DataHub best practices

The DataHub best practices page describes several efficient ways to use DataHub. To maintain a high-quality and trustworthy data catalog, follow these recommended best practices:

Assign owners to every dataset: Ensure each dataset has a clearly identified owner responsible for quality, access, and documentation.
Keep descriptions up to date: Maintain accurate descriptions at both the table and column levels so users can easily understand the dataset’s purpose and contents.
Use standardized glossary terms: Apply approved business terms consistently across datasets to promote shared understanding and improve searchability.
Tag datasets with relevant classifications: Use tags and classifications to support governance, discovery, and compliance workflows.
Review stale or deprecated datasets: Periodically audit unused or superseded datasets and mark them as deprecated when appropriate.
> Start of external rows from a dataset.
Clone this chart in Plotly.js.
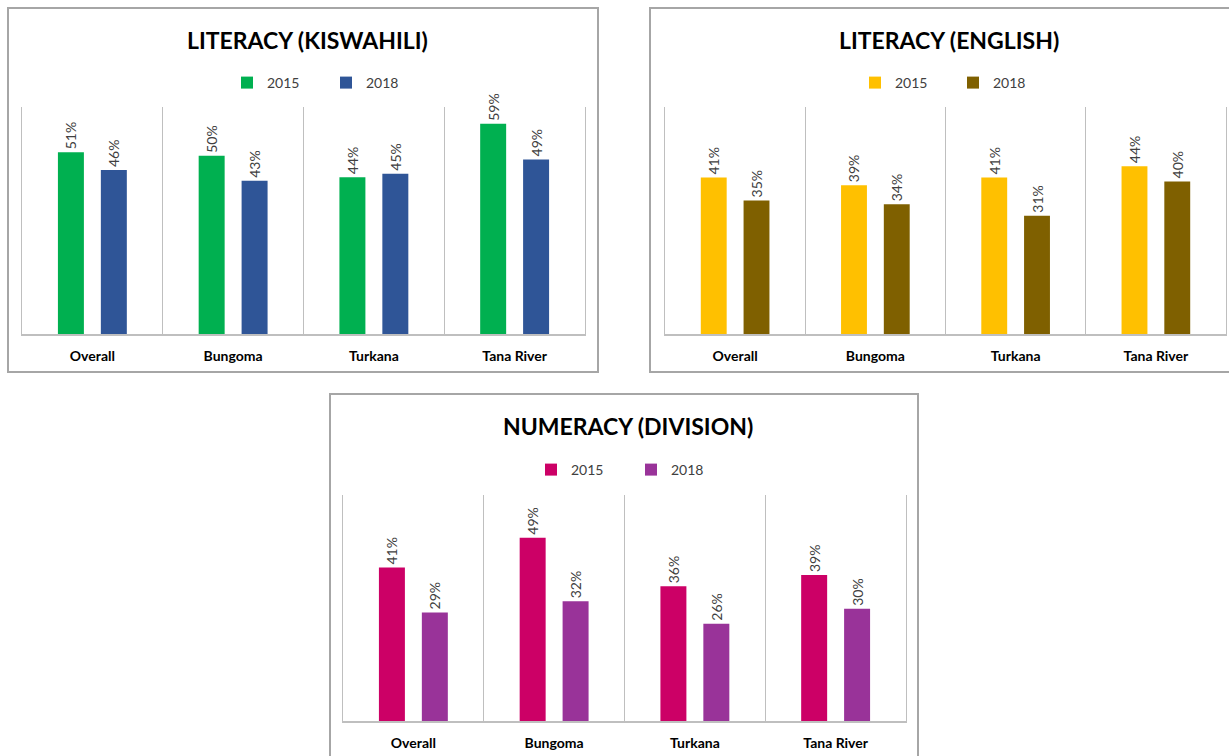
<!DOCTYPE html>
<html><head><meta charset="utf-8">
<script src="https://cdn.plot.ly/plotly-3.0.1.min.js"></script>
<style>html,body{margin:0;padding:0;background:#fff}</style>
</head><body><div id="chart" style="width:1229px;height:756px"></div>
<script>
// ---- data ----
const categories = ['Overall', 'Bungoma', 'Turkana', 'Tana River'];
const seriesNames = ['2015', '2018'];
const kiswahili2015 = [51, 50, 44, 59];
const kiswahili2018 = [46, 43, 45, 49];
const english2015 = [41, 39, 41, 44];
const english2018 = [35, 34, 31, 40];
const division2015 = [41, 49, 36, 39];
const division2018 = [29, 32, 26, 30];
const panelTitles = ['LITERACY (KISWAHILI)', 'LITERACY (ENGLISH)', 'NUMERACY (DIVISION)'];

// ---- layout helpers (pixel -> paper) ----
const W = 1229, H = 756;
const fx = x => x / W;
const fy = y => 1 - y / H;
const FONT = 'Lato, "Open Sans", sans-serif';

const panels = [
  {ax: '', vals: [kiswahili2015, kiswahili2018], colors: ['#00B050', '#2F5597'],
   plot: [22, 585, 107, 334], ymax: 63.7, title: [307, 40], legend: [227, 83], ew: 54,
   box: [8, 598, 8, 372]},
  {ax: '2', vals: [english2015, english2018], colors: ['#FFC000', '#7F6000'],
   plot: [665, 1226, 107, 334], ymax: 59.5, title: [949, 40], legend: [855, 83], ew: 53,
   box: [650, 1240, 8, 372]},
  {ax: '3', vals: [division2015, division2018], colors: ['#CC0066', '#993399'],
   plot: [343, 906, 495, 721], ymax: 60.4, title: [628, 426], legend: [531, 470], ew: 55,
   box: [330, 918, 394, 770]}
];

const data = [];
const layout = {
  width: W, height: H,
  margin: {l: 0, r: 0, t: 0, b: 0},
  paper_bgcolor: '#ffffff', plot_bgcolor: '#ffffff',
  barmode: 'group', bargap: 0.39, bargroupgap: 0.395,
  font: {family: FONT, color: '#404040'},
  annotations: [], shapes: [],
  showlegend: true
};

panels.forEach((p, i) => {
  const xa = 'x' + p.ax, ya = 'y' + p.ax;
  const legendId = 'legend' + p.ax;
  p.vals.forEach((v, k) => {
    data.push({
      type: 'bar', x: categories, y: v, name: seriesNames[k],
      xaxis: xa, yaxis: ya, legend: legendId,
      marker: {color: p.colors[k], line: {width: 0}},
      texttemplate: '%{y}%', textposition: 'outside', textangle: -90,
      textfont: {family: FONT, size: 14, color: '#404040'},
      constraintext: 'none', cliponaxis: false, hoverinfo: 'skip'
    });
  });
  layout['xaxis' + p.ax] = {
    domain: [fx(p.plot[0]), fx(p.plot[1])], anchor: ya,
    type: 'category', tickson: 'boundaries', ticks: '',
    showgrid: true, gridcolor: '#BFBFBF', gridwidth: 1,
    showline: true, linecolor: '#BFBFBF', linewidth: 2,
    tickfont: {family: FONT, size: 14, color: '#000000', weight: 'bold'},
    ticklabelstandoff: 8, fixedrange: true
  };
  layout['yaxis' + p.ax] = {
    domain: [fy(p.plot[3]), fy(p.plot[2])], anchor: xa,
    range: [0, p.ymax], showticklabels: false, showgrid: false, zeroline: false,
    showline: true, mirror: true, linecolor: '#BFBFBF', linewidth: 1, ticks: '',
    fixedrange: true
  };
  layout[legendId] = {
    orientation: 'h', x: fx(p.legend[0]), y: fy(p.legend[1]),
    xanchor: 'left', yanchor: 'middle',
    font: {family: FONT, size: 14, color: '#404040'},
    entrywidth: p.ew, entrywidthmode: 'pixels', itemwidth: 30,
    bgcolor: 'rgba(0,0,0,0)', traceorder: 'normal'
  };
  layout.annotations.push({
    text: panelTitles[i], xref: 'paper', yref: 'paper',
    x: fx(p.title[0]), y: fy(p.title[1]), xanchor: 'center', yanchor: 'middle',
    showarrow: false, font: {family: FONT, size: 23, color: '#000000', weight: 'bold'}
  });
  layout.shapes.push({
    type: 'rect', xref: 'paper', yref: 'paper',
    x0: fx(p.box[0]), x1: fx(p.box[1]), y0: fy(p.box[3]), y1: fy(p.box[2]),
    line: {color: '#A6A6A6', width: 2}, fillcolor: 'rgba(0,0,0,0)', layer: 'below'
  });
});

Plotly.newPlot('chart', data, layout, {staticPlot: true, displayModeBar: false});
</script>
</body></html>
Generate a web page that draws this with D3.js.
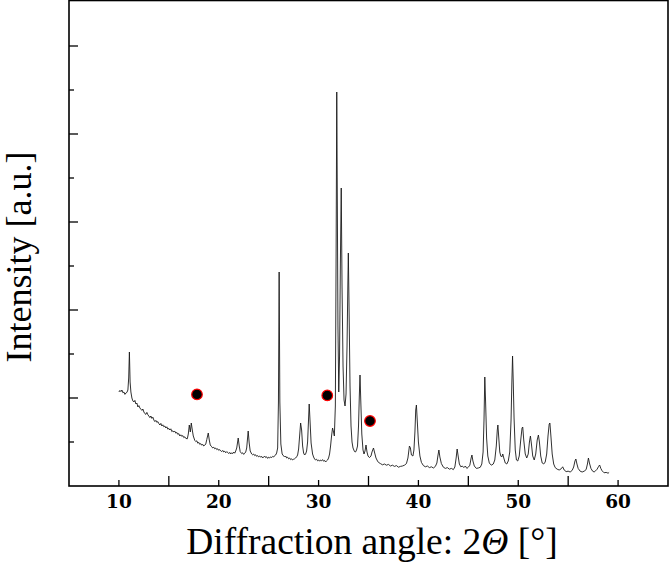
<!DOCTYPE html>
<html><head><meta charset="utf-8">
<script src="https://cdn.jsdelivr.net/npm/d3@7/dist/d3.min.js"></script>
<style>html,body{margin:0;padding:0;background:#fff;}svg{display:block;}</style>
</head><body>
<svg id="chart" width="669" height="564"></svg>
<script>
// Powder pattern: [diffraction angle 2θ (deg), intensity (a.u.)]
const scan = [
[10.0,470],[10.1,478],[10.2,472],[10.3,480],[10.4,466],[10.5,470],[10.6,458],[10.7,465],[10.8,468],[10.9,480],[10.98,540],[11.05,670],[11.12,520],[11.2,470],
[11.3,440],[11.4,425],[11.5,420],[11.6,428],[11.7,410],[11.8,415],[11.9,395],[12.0,402],[12.1,390],[12.2,384],[12.3,378],[12.4,385],[12.5,370],[12.6,362],[12.7,358],[12.8,368],[12.9,356],[13.0,350],
[13.1,342],[13.2,350],[13.3,338],[13.4,344],[13.5,330],[13.6,322],[13.7,328],[13.8,318],[13.9,322],[14.0,312],[14.1,305],[14.2,313],[14.3,300],[14.4,306],[14.5,296],[14.6,300],[14.7,290],[14.8,296],
[14.9,284],[15.0,288],[15.1,280],[15.2,286],[15.3,272],[15.4,276],[15.5,270],[15.6,274],[15.7,264],[15.8,268],[15.9,258],[16.0,262],[16.1,250],[16.2,256],[16.3,248],[16.4,252],[16.5,242],[16.6,246],
[16.7,238],[16.85,236],[16.95,260],[17.05,305],[17.15,270],[17.25,315],[17.35,280],[17.45,250],[17.6,228],[17.7,222],[17.8,226],[17.9,214],[18.0,218],[18.1,208],[18.2,212],[18.3,204],[18.4,208],[18.5,200],
[18.6,204],[18.7,210],[18.8,232],[18.95,265],[19.05,230],[19.15,205],[19.3,196],[19.4,190],[19.5,194],[19.6,186],[19.7,190],[19.8,182],[19.9,186],[20.0,178],[20.1,182],[20.2,176],[20.3,172],[20.4,178],
[20.5,170],[20.6,174],[20.7,166],[20.8,172],[20.9,168],[21.0,162],[21.1,168],[21.2,160],[21.3,166],[21.4,162],[21.5,170],[21.6,164],[21.7,175],[21.8,190],[21.95,240],[22.05,200],[22.15,172],[22.3,162],
[22.4,166],[22.5,158],[22.6,164],[22.7,170],[22.8,190],[22.95,275],[23.05,215],[23.15,175],[23.3,160],[23.4,156],[23.5,160],[23.6,152],[23.7,156],[23.8,148],[23.9,152],[24.0,146],[24.1,150],[24.2,144],
[24.3,148],[24.4,140],[24.5,145],[24.6,150],[24.7,142],[24.8,146],[24.9,138],[25.0,144],[25.1,140],[25.2,146],[25.3,142],[25.4,148],[25.5,145],[25.6,152],[25.7,155],[25.8,165],[25.9,190],[25.98,420],
[26.05,1070],[26.12,420],[26.22,210],[26.35,160],[26.5,150],[26.6,145],[26.7,150],[26.8,140],[26.9,144],[27.0,136],[27.1,140],[27.2,132],[27.3,136],[27.4,130],[27.5,134],[27.6,136],[27.7,140],[27.8,146],
[27.9,155],[28.0,185],[28.1,250],[28.2,315],[28.3,280],[28.4,200],[28.5,165],[28.6,155],[28.7,160],[28.8,175],[28.9,220],[29.0,340],[29.06,410],[29.14,330],[29.25,215],[29.4,160],[29.5,145],[29.6,135],
[29.7,130],[29.8,134],[29.9,126],[30.0,130],[30.1,124],[30.2,130],[30.3,126],[30.4,132],[30.5,124],[30.6,128],[30.7,120],[30.8,126],[30.9,130],[31.0,140],[31.1,160],[31.2,200],[31.3,250],[31.4,290],
[31.5,270],[31.58,250],[31.68,400],[31.76,1200],[31.82,1970],[31.88,1400],[31.94,800],[32.02,470],[32.1,650],[32.18,1100],[32.27,1490],[32.35,1000],[32.45,600],[32.55,430],[32.65,400],[32.75,460],
[32.85,700],[32.93,1000],[32.98,1165],[33.05,900],[33.15,500],[33.25,300],[33.35,220],[33.45,190],[33.6,172],[33.7,170],[33.8,180],[33.9,200],[34.0,300],[34.08,450],[34.15,555],[34.23,420],[34.33,260],
[34.45,180],[34.55,160],[34.65,175],[34.75,205],[34.85,170],[34.95,150],[35.1,142],[35.25,150],[35.35,170],[35.5,190],[35.62,165],[35.75,140],[35.9,125],[36.0,118],[36.2,112],[36.4,106],[36.6,110],
[36.8,104],[37.0,108],[37.2,100],[37.4,104],[37.6,98],[37.8,102],[38.0,94],[38.2,98],[38.4,100],[38.6,104],[38.8,112],[38.95,140],[39.1,200],[39.2,190],[39.3,155],[39.45,150],[39.55,180],[39.65,270],
[39.73,380],[39.8,405],[39.88,330],[40.0,220],[40.15,150],[40.3,118],[40.5,102],[40.7,96],[40.9,100],[41.1,92],[41.3,96],[41.5,90],[41.7,98],[41.85,115],[41.95,150],[42.05,180],[42.15,145],[42.3,112],
[42.5,94],[42.7,88],[42.9,92],[43.1,84],[43.3,88],[43.5,82],[43.65,95],[43.78,140],[43.88,185],[43.98,150],[44.1,110],[44.25,96],[44.4,100],[44.55,92],[44.7,100],[44.85,88],[45.0,94],[45.15,104],
[45.28,140],[45.36,155],[45.46,125],[45.6,100],[45.8,88],[46.0,90],[46.2,94],[46.35,110],[46.48,170],[46.57,330],[46.65,545],[46.73,420],[46.83,240],[46.95,150],[47.1,115],[47.3,104],[47.5,110],
[47.65,130],[47.8,200],[47.9,280],[47.96,305],[48.05,240],[48.15,170],[48.25,150],[48.35,145],[48.45,160],[48.55,140],[48.7,115],[48.85,110],[49.0,125],[49.15,170],[49.28,330],[49.36,520],[49.43,650],
[49.5,520],[49.58,340],[49.7,180],[49.82,130],[49.95,125],[50.1,150],[50.25,230],[50.38,290],[50.45,295],[50.55,230],[50.7,160],[50.85,140],[51.0,160],[51.12,220],[51.22,250],[51.32,210],[51.45,150],
[51.6,130],[51.75,160],[51.9,230],[52.02,255],[52.12,220],[52.25,150],[52.4,115],[52.55,110],[52.7,120],[52.85,160],[52.98,250],[53.1,310],[53.17,315],[53.27,250],[53.4,160],[53.55,110],[53.7,92],
[53.9,84],[54.1,80],[54.3,86],[54.45,96],[54.6,80],[54.8,72],[55.0,74],[55.2,70],[55.4,78],[55.55,95],[55.68,125],[55.77,135],[55.88,110],[56.0,88],[56.2,74],[56.4,70],[56.6,74],[56.8,82],[56.93,110],
[57.03,140],[57.13,115],[57.28,88],[57.45,74],[57.6,70],[57.75,76],[57.9,84],[58.05,98],[58.15,105],[58.27,88],[58.4,76],[58.6,66],[58.8,68],[59.0,64],[59.1,68]
];
// Marked reflections
const markAngle = [17.82, 30.87, 35.15];
const markIntensity = [458, 453, 325];
// Ticks
const xTicks = [10,15,20,25,30,35,40,45,50,55,60];
const xTickLabels = ["10","20","30","40","50","60"];
const yTicks = [220,440,660,880,1100,1320,1540,1760,1980,2200];

const svg = d3.select("#chart");
const L = 69, R = 668, T = 0.5, B = 486;
const x = d3.scaleLinear().domain([5, 65]).range([L, R]);
const y = d3.scaleLinear().domain([0, 2427.5]).range([B, T]);

// curve
svg.append("path")
  .datum(scan)
  .attr("fill", "none")
  .attr("stroke", "#1a1a1a")
  .attr("stroke-width", 0.9)
  .attr("stroke-linejoin", "round")
  .attr("d", d3.line().x(d => x(d[0])).y(d => y(d[1])));

// markers
svg.selectAll("circle.mk")
  .data(markAngle.map((a, i) => ({a, v: markIntensity[i]})))
  .enter().append("circle")
  .attr("class", "mk")
  .attr("cx", d => x(d.a)).attr("cy", d => y(d.v))
  .attr("r", 5.3)
  .attr("fill", "#000").attr("stroke", "#ff0000").attr("stroke-width", 1.2);

// x ticks (inward)
const gx = svg.append("g");
gx.selectAll("line").data(xTicks).enter().append("line")
  .attr("x1", d => x(d)).attr("x2", d => x(d))
  .attr("y1", B).attr("y2", d => B - (d % 10 === 0 ? 6 : 10))
  .attr("stroke", "#000").attr("stroke-width", 1.3);
gx.selectAll("text").data(xTickLabels).enter().append("text")
  .attr("x", d => x(+d)).attr("y", 508)
  .attr("text-anchor", "middle")
  .attr("font-family", "'DejaVu Serif', serif")
  .attr("font-weight", "bold").attr("font-size", 18.5)
  .text(d => d);

// y ticks (inward)
svg.append("g").selectAll("line").data(yTicks).enter().append("line")
  .attr("x1", L).attr("x2", d => L + (d % 440 === 0 ? 9 : 5))
  .attr("y1", d => y(d)).attr("y2", d => y(d))
  .attr("stroke", "#000").attr("stroke-width", 1.3);

// frame
svg.append("rect")
  .attr("x", L).attr("y", T).attr("width", R - L).attr("height", B - T)
  .attr("fill", "none").attr("stroke", "#000").attr("stroke-width", 1.6);

// axis titles
const xt = svg.append("text")
  .attr("x", 372).attr("y", 554)
  .attr("text-anchor", "middle")
  .attr("font-family", "'Liberation Serif', serif")
  .attr("font-size", 37.5);
xt.append("tspan").text("Diffraction angle: 2");
xt.append("tspan").attr("font-style", "italic").text("Θ");
xt.append("tspan").text(" [°]");

svg.append("text")
  .attr("transform", "translate(31,257) rotate(-90)")
  .attr("text-anchor", "middle")
  .attr("font-family", "'Liberation Serif', serif")
  .attr("font-size", 36)
  .text("Intensity [a.u.]");
</script>
</body></html>
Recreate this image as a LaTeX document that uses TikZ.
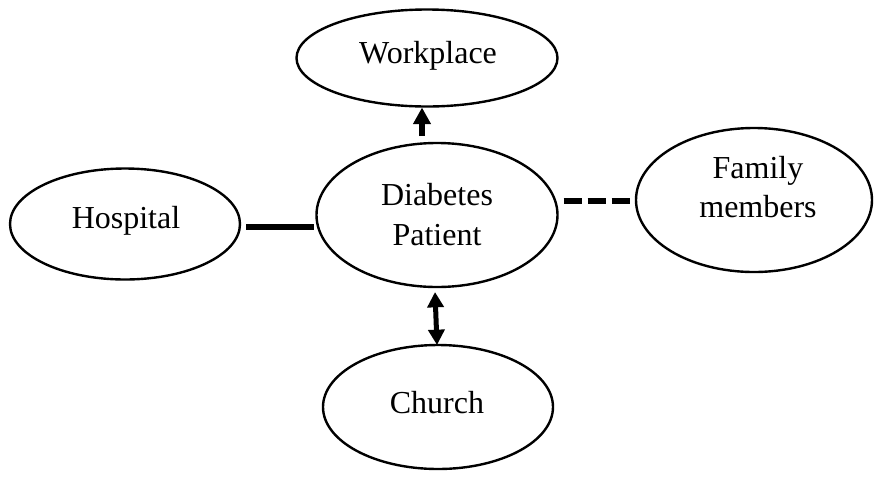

Monitor and maintain ingestion pipelines: Monitor metadata ingestion pipelines and ensure they run reliably and without errors, so the catalog remains accurate and current.
Define and maintain data quality tests: Implement table-level and column-level tests for critical datasets to validate schema, freshness, null values, ranges, or business rules.
Automate test execution within pipelines: Run data quality tests automatically as part of ETL/ELT workflows or orchestration jobs to ensure consistent and reliable validation.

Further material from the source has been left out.